> _Information provided_

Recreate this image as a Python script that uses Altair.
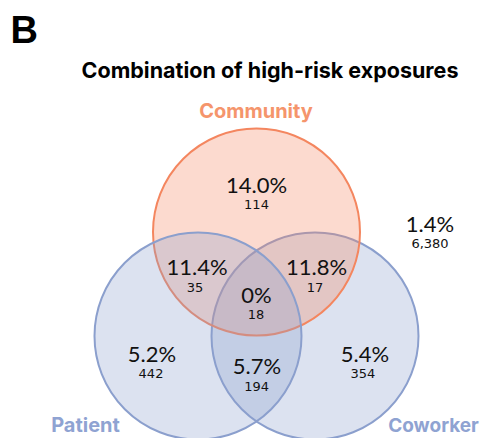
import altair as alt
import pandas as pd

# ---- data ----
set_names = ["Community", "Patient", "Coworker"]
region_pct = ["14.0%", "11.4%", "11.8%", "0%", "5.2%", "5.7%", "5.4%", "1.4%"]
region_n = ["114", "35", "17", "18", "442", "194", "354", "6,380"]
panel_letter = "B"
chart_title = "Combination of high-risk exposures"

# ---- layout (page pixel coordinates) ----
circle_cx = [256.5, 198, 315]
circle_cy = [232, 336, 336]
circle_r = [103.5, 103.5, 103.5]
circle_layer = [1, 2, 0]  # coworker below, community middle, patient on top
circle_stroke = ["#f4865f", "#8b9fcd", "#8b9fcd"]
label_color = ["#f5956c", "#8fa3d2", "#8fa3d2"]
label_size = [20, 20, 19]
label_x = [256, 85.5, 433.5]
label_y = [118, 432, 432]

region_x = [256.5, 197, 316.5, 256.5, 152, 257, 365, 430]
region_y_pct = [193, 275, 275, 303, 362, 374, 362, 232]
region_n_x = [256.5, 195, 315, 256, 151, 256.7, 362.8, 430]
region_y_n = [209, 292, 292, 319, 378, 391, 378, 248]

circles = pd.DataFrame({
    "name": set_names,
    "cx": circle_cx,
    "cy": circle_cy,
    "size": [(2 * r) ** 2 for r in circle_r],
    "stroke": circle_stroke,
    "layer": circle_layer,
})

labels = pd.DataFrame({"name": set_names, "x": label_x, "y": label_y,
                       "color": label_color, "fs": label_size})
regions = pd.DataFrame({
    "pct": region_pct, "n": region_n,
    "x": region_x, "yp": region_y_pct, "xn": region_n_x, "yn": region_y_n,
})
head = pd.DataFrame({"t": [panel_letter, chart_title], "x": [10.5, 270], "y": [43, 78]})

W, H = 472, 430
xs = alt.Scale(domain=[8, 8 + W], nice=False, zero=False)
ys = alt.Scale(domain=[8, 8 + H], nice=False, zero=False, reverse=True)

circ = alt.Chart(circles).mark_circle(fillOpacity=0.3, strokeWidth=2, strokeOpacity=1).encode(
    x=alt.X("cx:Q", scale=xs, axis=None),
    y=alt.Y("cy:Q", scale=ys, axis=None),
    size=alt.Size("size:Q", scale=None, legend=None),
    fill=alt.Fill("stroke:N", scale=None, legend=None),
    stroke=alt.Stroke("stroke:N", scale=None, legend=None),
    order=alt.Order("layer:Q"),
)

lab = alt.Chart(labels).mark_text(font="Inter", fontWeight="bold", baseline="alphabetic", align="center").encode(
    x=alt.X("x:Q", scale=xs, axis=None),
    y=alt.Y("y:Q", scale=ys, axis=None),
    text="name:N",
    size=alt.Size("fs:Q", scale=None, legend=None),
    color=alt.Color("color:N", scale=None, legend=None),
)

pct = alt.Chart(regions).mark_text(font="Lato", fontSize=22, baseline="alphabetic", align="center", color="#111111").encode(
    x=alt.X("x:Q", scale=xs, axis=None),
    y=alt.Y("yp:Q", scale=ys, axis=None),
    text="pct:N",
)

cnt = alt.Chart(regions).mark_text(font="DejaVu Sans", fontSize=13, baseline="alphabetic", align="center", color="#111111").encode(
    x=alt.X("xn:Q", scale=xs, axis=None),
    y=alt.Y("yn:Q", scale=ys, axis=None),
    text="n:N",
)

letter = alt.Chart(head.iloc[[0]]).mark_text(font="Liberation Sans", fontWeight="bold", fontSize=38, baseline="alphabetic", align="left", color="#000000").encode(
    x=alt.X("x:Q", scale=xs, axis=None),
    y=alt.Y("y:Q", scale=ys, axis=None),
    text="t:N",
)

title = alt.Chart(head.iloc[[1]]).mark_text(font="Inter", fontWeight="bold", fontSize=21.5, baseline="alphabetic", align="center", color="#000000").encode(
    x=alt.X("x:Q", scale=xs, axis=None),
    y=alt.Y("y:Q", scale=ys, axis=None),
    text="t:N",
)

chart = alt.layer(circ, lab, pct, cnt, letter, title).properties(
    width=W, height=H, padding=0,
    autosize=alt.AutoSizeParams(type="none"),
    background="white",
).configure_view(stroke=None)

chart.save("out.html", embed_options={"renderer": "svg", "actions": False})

> _Exercise instructions_
Retype the whole listing exactly and leave the pictures out.

> _Output of the exercise_
Recreate this image as a Python script that uses Altair.
import altair as alt
import pandas as pd

# ---- data ----
set_names = ["Community", "Patient", "Coworker"]
region_pct = ["14.0%", "11.4%", "11.8%", "0%", "5.2%", "5.7%", "5.4%", "1.4%"]
region_n = ["114", "35", "17", "18", "442", "194", "354", "6,380"]
panel_letter = "B"
chart_title = "Combination of high-risk exposures"

# ---- layout (page pixel coordinates) ----
circle_cx = [256.5, 198, 315]
circle_cy = [232, 336, 336]
circle_r = [103.5, 103.5, 103.5]
circle_layer = [1, 2, 0]  # coworker below, community middle, patient on top
circle_stroke = ["#f4865f", "#8b9fcd", "#8b9fcd"]
label_color = ["#f5956c", "#8fa3d2", "#8fa3d2"]
label_size = [20, 20, 19]
label_x = [256, 85.5, 433.5]
label_y = [118, 432, 432]

region_x = [256.5, 197, 316.5, 256.5, 152, 257, 365, 430]
region_y_pct = [193, 275, 275, 303, 362, 374, 362, 232]
region_n_x = [256.5, 195, 315, 256, 151, 256.7, 362.8, 430]
region_y_n = [209, 292, 292, 319, 378, 391, 378, 248]

circles = pd.DataFrame({
    "name": set_names,
    "cx": circle_cx,
    "cy": circle_cy,
    "size": [(2 * r) ** 2 for r in circle_r],
    "stroke": circle_stroke,
    "layer": circle_layer,
})

labels = pd.DataFrame({"name": set_names, "x": label_x, "y": label_y,
                       "color": label_color, "fs": label_size})
regions = pd.DataFrame({
    "pct": region_pct, "n": region_n,
    "x": region_x, "yp": region_y_pct, "xn": region_n_x, "yn": region_y_n,
})
head = pd.DataFrame({"t": [panel_letter, chart_title], "x": [10.5, 270], "y": [43, 78]})

W, H = 472, 430
xs = alt.Scale(domain=[8, 8 + W], nice=False, zero=False)
ys = alt.Scale(domain=[8, 8 + H], nice=False, zero=False, reverse=True)

circ = alt.Chart(circles).mark_circle(fillOpacity=0.3, strokeWidth=2, strokeOpacity=1).encode(
    x=alt.X("cx:Q", scale=xs, axis=None),
    y=alt.Y("cy:Q", scale=ys, axis=None),
    size=alt.Size("size:Q", scale=None, legend=None),
    fill=alt.Fill("stroke:N", scale=None, legend=None),
    stroke=alt.Stroke("stroke:N", scale=None, legend=None),
    order=alt.Order("layer:Q"),
)

lab = alt.Chart(labels).mark_text(font="Inter", fontWeight="bold", baseline="alphabetic", align="center").encode(
    x=alt.X("x:Q", scale=xs, axis=None),
    y=alt.Y("y:Q", scale=ys, axis=None),
    text="name:N",
    size=alt.Size("fs:Q", scale=None, legend=None),
    color=alt.Color("color:N", scale=None, legend=None),
)

pct = alt.Chart(regions).mark_text(font="Lato", fontSize=22, baseline="alphabetic", align="center", color="#111111").encode(
    x=alt.X("x:Q", scale=xs, axis=None),
    y=alt.Y("yp:Q", scale=ys, axis=None),
    text="pct:N",
)

cnt = alt.Chart(regions).mark_text(font="DejaVu Sans", fontSize=13, baseline="alphabetic", align="center", color="#111111").encode(
    x=alt.X("xn:Q", scale=xs, axis=None),
    y=alt.Y("yn:Q", scale=ys, axis=None),
    text="n:N",
)

letter = alt.Chart(head.iloc[[0]]).mark_text(font="Liberation Sans", fontWeight="bold", fontSize=38, baseline="alphabetic", align="left", color="#000000").encode(
    x=alt.X("x:Q", scale=xs, axis=None),
    y=alt.Y("y:Q", scale=ys, axis=None),
    text="t:N",
)

title = alt.Chart(head.iloc[[1]]).mark_text(font="Inter", fontWeight="bold", fontSize=21.5, baseline="alphabetic", align="center", color="#000000").encode(
    x=alt.X("x:Q", scale=xs, axis=None),
    y=alt.Y("y:Q", scale=ys, axis=None),
    text="t:N",
)

chart = alt.layer(circ, lab, pct, cnt, letter, title).properties(
    width=W, height=H, padding=0,
    autosize=alt.AutoSizeParams(type="none"),
    background="white",
).configure_view(stroke=None)

chart.save("out.html", embed_options={"renderer": "svg", "actions": False})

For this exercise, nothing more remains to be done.